The Honda ATC110 was the most powerful three-wheeler that Honda had ever made when it was introduced in 1979. Honda had launched the ATC genre in 1970 with the release of the US90, and they would remain market leaders until the demise of the three-wheeler in the late 1980s.
The US90 is best remembered today for its appearance in the 1971 James Bond film Diamonds Are Forever, where Sean Connery escaped a desert lair riding one – while being pursued by henchmen of course.
Fast Facts – The Honda ATC110
- In the 1970s and early 1980s the three-wheelers that had been popularized by Honda were a common sight on beaches, in the sand dunes, and in many other locations popular with off-road riders.
- Due to the single front wheel and the lack of training undertaken by the average rider, the three-wheelers quickly developed a reputation for injuring their riders – one of the most common injuries was a broken collarbone.
- It would be the three-wheeled Honda ATCs that started an arms race among other motorcycle manufacturers to build their own versions. As the 1980s progressed the focus shifted to slightly safer four-wheelers, commonly known now as quads.
- The Honda ATC110 is powered by a 105cc four-stroke, air-cooled, horizontal OHV single-cylinder engine. Power is sent to the rear wheels via a four-speed dual-range auto-clutch transmission.
Osamu Takeuchi And The Power Of Three Wheels
As the story goes, Honda executives were looking for a new vehicle type to help keep revenues up during the colder winter months, when motorcycle sales typically slow down.
In 1967 a Japanese engineer named Osamu Takeuchi was tasked with coming up with a new kind of motorcycle that dealers could sell in the winter.
He worked his way through a range of difference vehicle concepts, from traditional two-wheeled motorcycles all the way up to six-wheeled ATVs. Eventually he took some inspiration from pre-existing amphibious six-wheeled ATVs by borrowing their balloon tires that were perfect for use on snow and soft ground.
Takeuchi came up with a three-wheeled design that had a very low curb weight, it spread its weight out over three balloon tires, and thanks to its single front wheel it could break steered like a normal motorcycle without any complicated steering mechanism required.
Honda put the design into production as the Honda US90 and released it in 1970, it enjoyed some level of immediate success but the appearance of the US90 in the 1971 James Bond film Diamonds Are Forever in a nail biting chase scene seared it into the minds of movie goers around the world.

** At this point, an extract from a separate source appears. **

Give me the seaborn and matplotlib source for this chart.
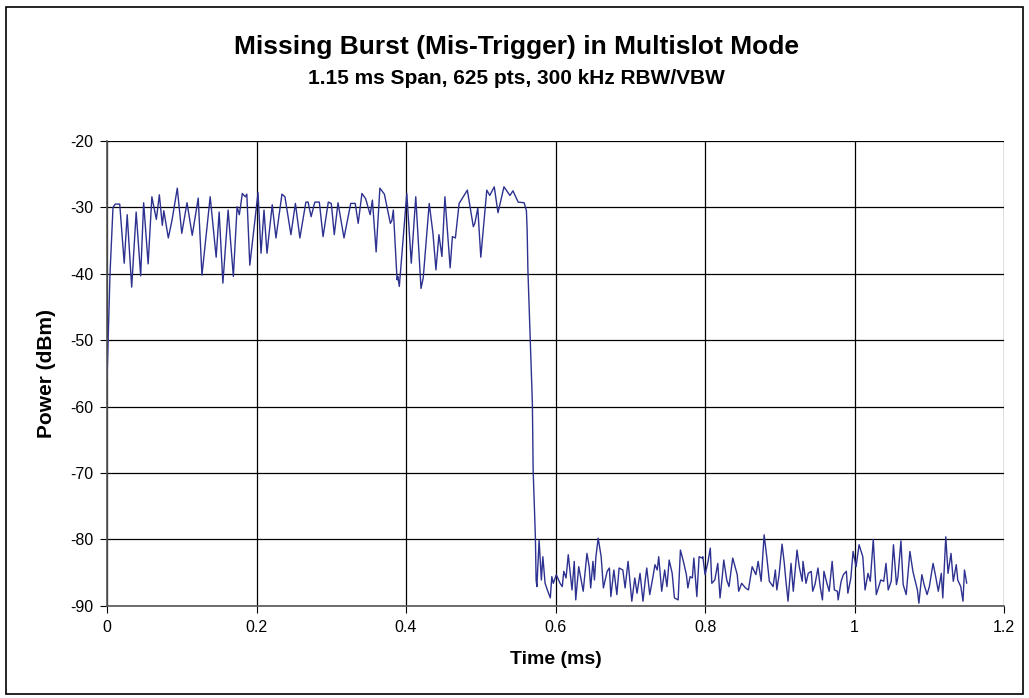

The Arrival Of The Honda ATC110
While the US90 had proven popular, the one minor gripe had been a lack of power from the 89.5cc single-cylinder engine.
A largely redesigned three-wheeler was developed with a more powerful 105cc four-stroke, air-cooled, horizontal OHV single-cylinder engine, it was named the ATC110 and it was released nine years after the original in 1979.
The ATC110 was a little bigger and a lot stronger than the smaller 90cc and 70cc models that had come before it. It was fitted with knobby balloon tires front and back covered with wide mud guards.
After the release of the ATC110 Honda would continue on the same path, building ever bigger and more advanced three-wheelers until production stopped in 1987, when they were replaced with the more stable four-wheeled “quad bikes.”
The 1981 Honda ATC 110 Shown Here
The Honda ATC 110 you see here is a 1981 model just the second year of production. It’s finished with classic Honda blue and white graphics and its tires were replaced in 2021.
Relatively few of the hundreds of thousands of three-wheelers that were made have survived to the current day. They were seen as dangerous and less rider-friendly than quad bikes, and as a result many of them have been scrapped.
Original, unrestored survivors like the ATC you see here are highly collectible, and they’re great fun to ride too so long as you know what you’re doing.